Lance Armstrong Cited: Armstrong Blames Hit-And-Run On Girlfriend Because He Was Drunk?

Lance Armstrong has been cited for a hit-and-run accident in Aspen, Colorado, that occurred before the new year. According to the Washington Post, Armstrong has been accused of hitting two parked cars after a night of partying, but he first tried to blame everything on his girlfriend — a decision that the two mutually agreed upon.

“Armstrong first attempted to collude with his girlfriend Anna Hansen and the two agreed she would take the blame for his actions with the goal of avoiding national attention. The plan may have worked, but Hansen later admitted to police that she lied to protect Armstrong,” reports the Washington Post.

Lance Armstrong was cited for hit-and-run by police after Hansen’s admission. According to CBS Dallas/Fort Worth, Hansen originally told police that Lance was too intoxicated to drive, so she got behind the wheel of the 2011 GMC Yukon because she had not been drinking. She blamed the icy road conditions for side-swiping two cars, saying that the SUV was sliding all over the road. After further investigation, however, police interviewed a valet who distinctly remembered giving the keys to Armstrong, and watching him drive the car away from the art museum party he had attended with Hansen. Her admission came shortly thereafter.

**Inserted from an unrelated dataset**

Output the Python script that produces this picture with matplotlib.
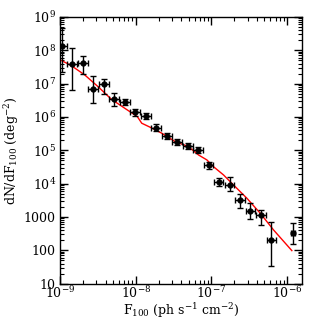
import matplotlib
matplotlib.use('Agg')
import matplotlib.pyplot as plt
import numpy as np
from matplotlib.ticker import LogLocator, NullFormatter

plt.rcParams['font.family'] = 'DejaVu Serif'
plt.rcParams['mathtext.fontset'] = 'dejavuserif'

# measured points
flux = [1.05e-9, 1.44e-9, 2.01e-9, 2.73e-9, 3.78e-9, 5.22e-9, 7.16e-9, 9.8e-9,
        1.35e-8, 1.86e-8, 2.57e-8, 3.48e-8, 4.92e-8, 6.67e-8, 9.17e-8, 1.24e-7,
        1.73e-7, 2.40e-7, 3.27e-7, 4.53e-7, 6.18e-7, 1.19e-6]
dnds = [1.35e8, 3.9e7, 4.08e7, 6.9e6, 9.57e6, 3.47e6, 2.76e6, 1.36e6,
        1.07e6, 4.77e5, 2.75e5, 1.74e5, 1.38e5, 1.0e5, 3.58e4, 1.14e4,
        9.12e3, 3.13e3, 1.51e3, 1.17e3, 204, 338]
dnds_hi = [4.7e8, 1.17e8, 6.76e7, 1.7e7, 1.38e7, 5.2e6, 3.54e6, 1.78e6,
           1.35e6, 6.0e5, 3.4e5, 2.2e5, 1.7e5, 1.25e5, 4.5e4, 1.48e4,
           1.58e4, 5.0e3, 2.7e3, 1.62e3, 724, 660]
dnds_lo = [2.24e7, 6.45e6, 1.95e7, 2.6e6, 4.9e6, 2.14e6, 2.29e6, 1.07e6,
           8.5e5, 3.8e5, 2.2e5, 1.4e5, 1.1e5, 8.0e4, 2.8e4, 8.7e3,
           6.0e3, 1.86e3, 850, 575, 34, 155]
flux_lo = [0.91e-9, 1.24e-9, 1.73e-9, 2.35e-9, 3.26e-9, 4.5e-9, 6.17e-9, 8.45e-9,
           1.16e-8, 1.6e-8, 2.21e-8, 3.0e-8, 4.24e-8, 5.75e-8, 7.9e-8, 1.07e-7,
           1.49e-7, 2.07e-7, 2.82e-7, 3.9e-7, 5.33e-7, 1.11e-6]
flux_hi = [1.22e-9, 1.67e-9, 2.33e-9, 3.17e-9, 4.38e-9, 6.05e-9, 8.3e-9, 1.14e-8,
           1.57e-8, 2.16e-8, 2.98e-8, 4.04e-8, 5.7e-8, 7.74e-8, 1.06e-7, 1.44e-7,
           2.0e-7, 2.78e-7, 3.79e-7, 5.25e-7, 7.17e-7, 1.28e-6]

# model curve
model_x = [1e-9, 1.41e-9, 2.12e-9, 3.18e-9, 4.76e-9, 7.16e-9, 1.05e-8, 1.2e-8,
           1.55e-8, 2.21e-8, 3.31e-8, 4.96e-8, 6.73e-8, 8.69e-8, 1.06e-7, 1.44e-7,
           1.95e-7, 2.93e-7, 4.40e-7, 6.59e-7, 1.15e-6]
model_y = [5.2e7, 3.46e7, 1.82e7, 8.1e6, 3.4e6, 1.82e6, 1.02e6, 6.47e5,
           4.9e5, 3.24e5, 1.82e5, 1.29e5, 7.24e4, 5.13e4, 3.23e4, 1.82e4,
           9.1e3, 3.64e3, 1.29e3, 407, 97.5]

flux = np.array(flux)
dnds = np.array(dnds)
xerr = [flux - np.array(flux_lo), np.array(flux_hi) - flux]
yerr = [dnds - np.array(dnds_lo), np.array(dnds_hi) - dnds]

fig = plt.figure(figsize=(3.19, 3.19), dpi=100)
ax = fig.add_axes([0.188, 0.111, 0.759, 0.836])

ax.plot(model_x, model_y, c='red', lw=1.0)
ax.errorbar(flux, dnds, xerr=xerr, yerr=yerr, fmt='o', c='k', ms=3.5,
            lw=1.0, capsize=2, capthick=1.0)

ax.set_xscale('log')
ax.set_yscale('log')
ax.set_xlim(1e-9, 1.57e-6)
ax.set_ylim(10, 1e9)

ax.set_xticks([1e-9, 1e-8, 1e-7, 1e-6])
ax.set_xticklabels(['$10^{-9}$', '$10^{-8}$', '$10^{-7}$', '$10^{-6}$'])
ax.set_yticks([10, 100, 1000, 1e4, 1e5, 1e6, 1e7, 1e8, 1e9])
ax.set_yticklabels(['10', '100', '1000', '$10^4$', '$10^5$', '$10^6$',
                    '$10^7$', '$10^8$', '$10^9$'])
ax.xaxis.set_minor_locator(LogLocator(base=10, subs=np.arange(2, 10), numticks=20))
ax.yaxis.set_minor_locator(LogLocator(base=10, subs=np.arange(2, 10), numticks=20))
ax.xaxis.set_minor_formatter(NullFormatter())
ax.yaxis.set_minor_formatter(NullFormatter())
ax.tick_params(which='both', direction='in', top=True, right=True, labelsize=9)
ax.tick_params(which='major', length=6, width=1)
ax.tick_params(which='minor', length=3, width=0.8)
ax.tick_params(axis='x', pad=1)
ax.tick_params(axis='y', pad=3)
for s in ax.spines.values():
    s.set_linewidth(1.0)

ax.set_xlabel('F$_{100}$ (ph s$^{-1}$ cm$^{-2}$)', fontsize=9, labelpad=0)
ax.set_ylabel('dN/dF$_{100}$ (deg$^{-2}$)', fontsize=9, labelpad=2)

fig.savefig('out.png', dpi=100)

“We’ve had our family name smeared over every paper in the world in the last couple of years and honestly, I’ve got teenagers, I just wanted to protect my family because I thought, ‘Gosh, Anna Hansen, hit some cars, it’s not going to show up in the papers, but Lance Armstrong hit some cars, it’s going to be a national story.’ He was not intoxicated. I’m sorry I lied to you that morning, but I was trying to make it sound like, well, I was driving because that was just, I don’t know, I’m not in the habit of lying in general and especially not to police officers so, I don’t know. I was just trying to make something up at the time.”

Lance Armstrong wasn’t cited for driving while intoxicated, likely because there is no way to prove that he was too drunk to drive on that Dec. night. Police decided to drop any and all charges against Hansen.

Armstrong made headlines over the summer when he said that he would have continued to lie about cheating in the 2005 Tour de France. As previously reported by the Inquisitr, Armstrong said that it was the U.S. Anti-Doping Agency’s dogged tactics that caused him to break. Evidently, lying is his thing.